Kısaca Peygamber Efendimizin Soyu ve Ailesi

İslam
Peygamberimizin soyu, Hz. İsmail’in (a.s.) neslinden gelen Adnânî Araplarına dayanır. Hz. Peygamber’in ataları, dönemin önde gelen saygın kişileridir. Bu isimlerin ortak özelliği, halka hizmet edip in...
EMOJİLE

Peygamberimizin soyu, Hz. İsmail’in (a.s.) neslinden gelen Adnânî Araplarına dayanır. Hz. Peygamber’in ataları, dönemin önde gelen saygın kişileridir. Bu isimlerin ortak özelliği, halka hizmet edip insanları iyiliğe teşvik etmeleridir.

Hz. Peygamber’in dedelerinden; Fihr b. Mâlik, Kâbe’yi yıkmak için gelen Yemen Kralı Hassân b. Abdulkülâl’in ordusunu bozguna uğratmış ve Kâbe’yi korumuştur.

Kusay b. Kilâb, Dağınık hâlde yaşayan Kureyşlileri birleştirip Mekke şehir devletini kurmuştur. Kâbe hizmetlerini düzene koymuş, Mekke halkını hacılara yardım hususunda teşvik etmiştir.

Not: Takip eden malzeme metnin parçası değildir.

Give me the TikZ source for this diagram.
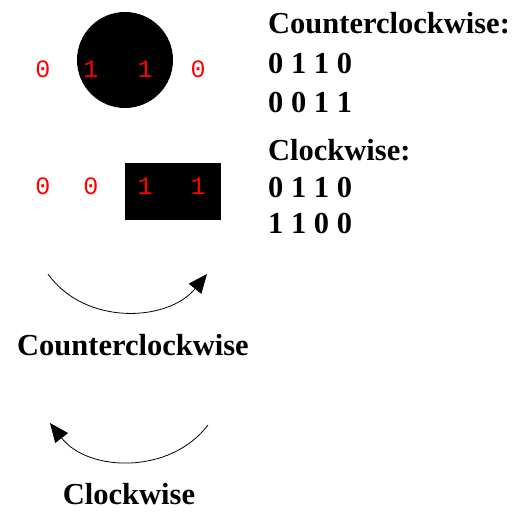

Hâşim b. Abdulmenâf; Mekke’de büyük kıtlık zamanında sahip olduğu tüm imkânlarıyla halka yardım etmiştir. Şehrin ileri gelenlerini ihtiyaç sahiplerine destek olmaya çağırmıştır. Ticaret kervanlarının yol emniyetini sağlamak için komşu ülkelerin krallarıyla çeşitli anlaşmalar yapmıştır. Hâşim’in girişimleri sonucunda; Mekkeliler güven içinde ticaretlerini sürdürdü. Kervan sahipleri, kazançlarının bir kısmını fakirlere verdi. Yaşanan kıtlık problemi çözüldü. Hâşim, ticaret yolculuklarından birinde Medine’de konakladı. Bir süre kaldığı şehirde Selmâ bnt. Amr adında bir hanımla evlendi. Bu evlilikten Şeybe adını verdiği bir oğlu oldu. Şeybe, sekiz yaşına kadar Medine’de annesinin yanında büyüdü. Hâşim, Şam’a yaptığı yolculuklardan birinde Gazze’de vefat etti. Bunun üzerine Şeybe’yi amcası Muttalib, Mekke’ye getirdi. Mekke’ye girişlerinde Şeybe’yi amcasının yanında görenler onu köle zannettiler. Şeybe’ye Abdülmuttalib ismini verdiler. Abdülmuttalib, büyüyünce babası gibi Mekke’nin reisi oldu. Abdülmuttalib, bütün hayatını başta hacılar olmak üzere halka hizmete adadı. Uzun süredir kayıp olan zemzem kuyusunu oğlu Hâris ile buldu. Allah’ın lütfuyla zemzem kuyusunu yeniden faaliyete geçirdi.

Abdülmuttalib zemzem kuyusunun idaresi konusunda Kureyşlilerin engellemesiyle karşılaştı. Bu olay üzerine Allah’a dua edip adakta bulundu. Adağı, on oğlu olursa onlardan birisini şükür niyetiyle kurban etmekti. Allah (c.c.) onun duasını kabul etti ve Abdülmuttalib’e on oğul, altı kız evlat verdi. Çocukların hepsi büluğ çağını geçtikten sonra kurban edeceği oğlunu seçmek üzere kura çekti. Kura, oğlu Abdullah’a isabet etti. Kureyşliler, toplumda kötü bir geleneği başlatacağını söyleyerek Abdülmuttalib’e karşı çıktılar. Bu itiraz üzerine develerle Abdullah arasında kura çekilmesine karar verildi. Kura develere isabet edinceye kadar her kurada on deve artırıldı. Kura dokuz defa Abdullah’a onuncusunda develere isabet etti. Abdullah, yüz deve karşılığında kurban olmaktan kurtuldu. Abdülmuttalib yüz deve kesip etleri halka dağıttı.

Abdullah, gençlik çağına girince Zühreoğullarından Vehb b. Abdimenâf’ın kızı Âmine ile evlendi. Ticaret için Şam’a doğru yola çıkan Abdullah, dönüş yolunda hastalandı. Arkadaşları onu Medine’deki dayıları Neccaroğullarına götürdü. Bir süre burada kalan Abdullah, iyileşemeyip Hz. Peygamber’in doğumundan iki ay önce vefat etti. Akrabası Nâbiğa’nın evinin yakınına defnedildi.